Remember that Gmail address you created in 2007 with three random numbers because “coolname” was taken? You’re stuck with “[email protected]” forever, watching it haunt every job application and dating app profile. Or at least you were—until Google quietly rolled out the fix everyone’s been begging for since smartphones had physical keyboards.

How the Username Switch Actually Works

The process preserves all your data while giving you a fresh digital identity.

The process lives at myaccount.google.com under Personal info > Email, where eligible users now see “Change Google Account email.” Pick your new @gmail.com handle (assuming someone hasn’t claimed it), confirm the switch, and Google transforms your old address into an alias. Your decade of photos, Drive files, and that embarrassing email thread from college? All preserved in the same account, accessible with either address.

Both your old and new addresses funnel into the same inbox like magic. You can sign in with either one, and people emailing your ancient address will still reach you—they’ll just never know you finally escaped “panda_luv_4eva.”

The Catch: Limited Changes Only

Google imposes strict limits to prevent abuse and maintain system stability.

Google caps this freedom at three changes total, meaning four addresses maximum per lifetime. Each change is irreversible, and you can’t snag a new @gmail.com address for 12 months after switching. The company warns about potential hiccups with Chromebooks, third-party apps, and Chrome Remote Desktop—basically anything expecting your old credentials might need manual updates.

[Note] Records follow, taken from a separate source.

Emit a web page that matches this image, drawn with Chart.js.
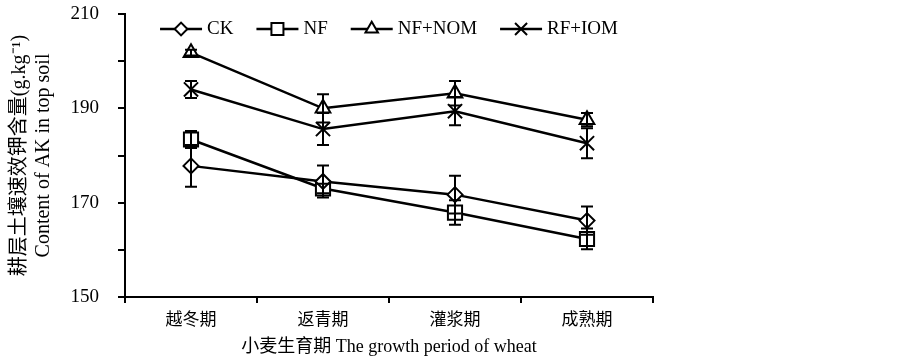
<!DOCTYPE html>
<html>
<head>
<meta charset="utf-8">
<script src="https://cdn.jsdelivr.net/npm/chart.js"></script>
<style>
    html, body { margin: 0; padding: 0; background: #fff; }
    #wrap { width: 903px; height: 362px; position: relative; }
</style>
</head>
<body>
<div id="wrap"><canvas id="akChart"></canvas></div>
<script>
// Growth stages of wheat (x categories)
const stages = ['越冬期', '返青期', '灌浆期', '成熟期'];

// Series values (g.kg-1) and their error bars
const ckValues = [177.8, 174.5, 171.7, 166.2];
const ckErrors = [4.4, 3.4, 4.0, 3.0];
const nfValues = [183.4, 173.0, 167.9, 162.3];
const nfErrors = [1.8, 1.0, 2.6, 2.2];
const nfNomValues = [201.8, 190.0, 193.2, 187.6];
const nfNomErrors = [0.6, 3.0, 2.6, 1.4];
const rfIomValues = [194.0, 185.6, 189.4, 182.6];
const rfIomErrors = [1.8, 3.4, 3.0, 3.2];

// Y axis: ticks every 10, labels only on these
const yLabelTicks = [150, 170, 190, 210];

const serif = "'Liberation Serif', 'Noto Sans CJK SC', serif";

// Build a dataset with the common black line look
function makeSeries(label, values, errors, style, radius) {
    return {
        label: label,
        data: values,
        errors: errors,
        borderColor: '#000',
        borderWidth: 2.5,
        pointStyle: style,
        pointRadius: radius,
        pointHoverRadius: radius,
        pointBorderWidth: 2,
        pointBorderColor: '#000',
        pointBackgroundColor: '#fff',
        tension: 0,
        fill: false
    };
}

// Error bars, drawn through the scales
const errorBars = {
    id: 'errorBars',
    afterDatasetsDraw(chart) {
        const ctx = chart.ctx;
        const yScale = chart.scales.y;
        ctx.save();
        ctx.strokeStyle = '#000';
        ctx.lineWidth = 2;
        chart.data.datasets.forEach((ds, i) => {
            const meta = chart.getDatasetMeta(i);
            meta.data.forEach((pt, j) => {
                const err = ds.errors[j];
                const top = yScale.getPixelForValue(ds.data[j] + err);
                const bottom = yScale.getPixelForValue(ds.data[j] - err);
                const cap = 6;
                ctx.beginPath();
                ctx.moveTo(pt.x, top);
                ctx.lineTo(pt.x, bottom);
                ctx.moveTo(pt.x - cap, top);
                ctx.lineTo(pt.x + cap, top);
                ctx.moveTo(pt.x - cap, bottom);
                ctx.lineTo(pt.x + cap, bottom);
                ctx.stroke();
            });
        });
        ctx.restore();
    }
};

// Legend inside the plot area: short line with marker, then the name
const insideLegend = {
    id: 'insideLegend',
    afterDraw(chart) {
        const ctx = chart.ctx;
        const area = chart.chartArea;
        const lineLen = 42;
        const gap = 5;
        const itemGap = 23;
        const y = area.top + 15;
        ctx.save();
        ctx.font = '19px ' + serif;
        ctx.textBaseline = 'middle';
        ctx.fillStyle = '#000';

        // total width to center the row on the plot area
        let total = 0;
        chart.data.datasets.forEach((ds, i) => {
            total += lineLen + gap + ctx.measureText(ds.label).width;
            if (i > 0) total += itemGap;
        });
        let x = (area.left + area.right) / 2 - total / 2;

        chart.data.datasets.forEach(ds => {
            ctx.strokeStyle = '#000';
            ctx.lineWidth = 2.5;
            ctx.beginPath();
            ctx.moveTo(x, y);
            ctx.lineTo(x + lineLen, y);
            ctx.stroke();

            ctx.fillStyle = '#fff';
            ctx.lineWidth = 2;
            Chart.helpers.drawPoint(ctx, {
                pointStyle: ds.pointStyle,
                radius: ds.pointRadius * 0.85,
                rotation: 0,
                borderWidth: 2
            }, x + lineLen / 2, y);

            ctx.fillStyle = '#000';
            ctx.fillText(ds.label, x + lineLen + gap, y);
            x += lineLen + gap + ctx.measureText(ds.label).width + itemGap;
        });
        ctx.restore();
    }
};

function initializeAkChart() {
    const ctx = document.getElementById('akChart');
    if (!ctx) return;

    new Chart(ctx, {
        type: 'line',
        data: {
            labels: stages,
            datasets: [
                makeSeries('CK', ckValues, ckErrors, 'rectRot', 7.5),
                makeSeries('NF', nfValues, nfErrors, 'rect', 10),
                makeSeries('NF+NOM', nfNomValues, nfNomErrors, 'triangle', 8.5),
                makeSeries('RF+IOM', rfIomValues, rfIomErrors, 'crossRot', 10)
            ]
        },
        options: {
            responsive: true,
            maintainAspectRatio: false,
            animation: false,
            layout: {
                padding: { left: 0, right: 250, top: 14, bottom: 0 }
            },
            plugins: {
                legend: { display: false },
                tooltip: { enabled: false }
            },
            scales: {
                x: {
                    type: 'category',
                    offset: true,
                    grid: {
                        offset: true,
                        drawOnChartArea: false,
                        drawTicks: true,
                        tickLength: 6,
                        color: '#000',
                        lineWidth: 2
                    },
                    border: { display: true, color: '#000', width: 2 },
                    ticks: {
                        color: '#000',
                        font: { family: serif, size: 17 },
                        padding: 7,
                        maxRotation: 0
                    },
                    title: {
                        display: true,
                        text: '小麦生育期 The growth period of wheat',
                        color: '#000',
                        font: { family: serif, size: 18, lineHeight: 1.2 },
                        padding: { top: 0, bottom: 4 }
                    },
                    afterFit: scale => {
                        scale.height = 65;
                        scale.paddingLeft = 0;
                        scale.paddingRight = 0;
                    }
                },
                y: {
                    min: 150,
                    max: 210,
                    grid: {
                        drawOnChartArea: false,
                        drawTicks: true,
                        tickLength: 7,
                        color: '#000',
                        lineWidth: 2
                    },
                    border: { display: true, color: '#000', width: 2 },
                    ticks: {
                        stepSize: 10,
                        color: '#000',
                        font: { family: serif, size: 19 },
                        padding: 19,
                        callback: value => yLabelTicks.includes(value) ? value : ''
                    },
                    title: {
                        display: true,
                        text: ['耕层土壤速效钾含量(g.kg⁻¹)', 'Content of AK in top soil'],
                        color: '#000',
                        font: { family: serif, size: 20, lineHeight: 1.2 },
                        padding: { top: 8, bottom: 0 }
                    },
                    afterFit: scale => {
                        scale.width = 125;
                        scale.paddingTop = 0;
                        scale.paddingBottom = 0;
                    }
                }
            }
        },
        plugins: [errorBars, insideLegend]
    });
}

initializeAkChart();
</script>
</body>
</html>
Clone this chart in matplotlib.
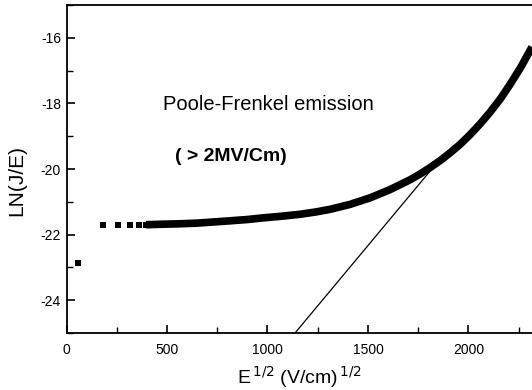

Your previous address remains tied to legacy contexts too, potentially surfacing in old Calendar events or shared documents like a digital ghost.

Rolling Out Gradually Across Accounts

Availability varies by account type, with expansion continuing throughout 2026.

This feature started appearing in late 2025, initially spotted on Google’s Hindi support pages before expanding to U.S. users, according to reports from 9to5Google and Business Insider. Not everyone has access yet—availability varies by account type and timing.

Check your eligibility at myaccount.google.com; if you don’t see the option, you’re waiting for Google’s mysterious rollout algorithm. Managed accounts for schools and workplaces need admin approval, so your work email stays professional whether you want it or not.

Your Digital Identity Just Got More Flexible

This seemingly simple feature represents something bigger: Google admitting that digital identities evolve. After two decades of permanent usernames, the company finally acknowledged that people change, rebrand, and sometimes just want to escape their younger selves’ questionable naming choices.

Check your account settings—your Gmail liberation might be just a few clicks away.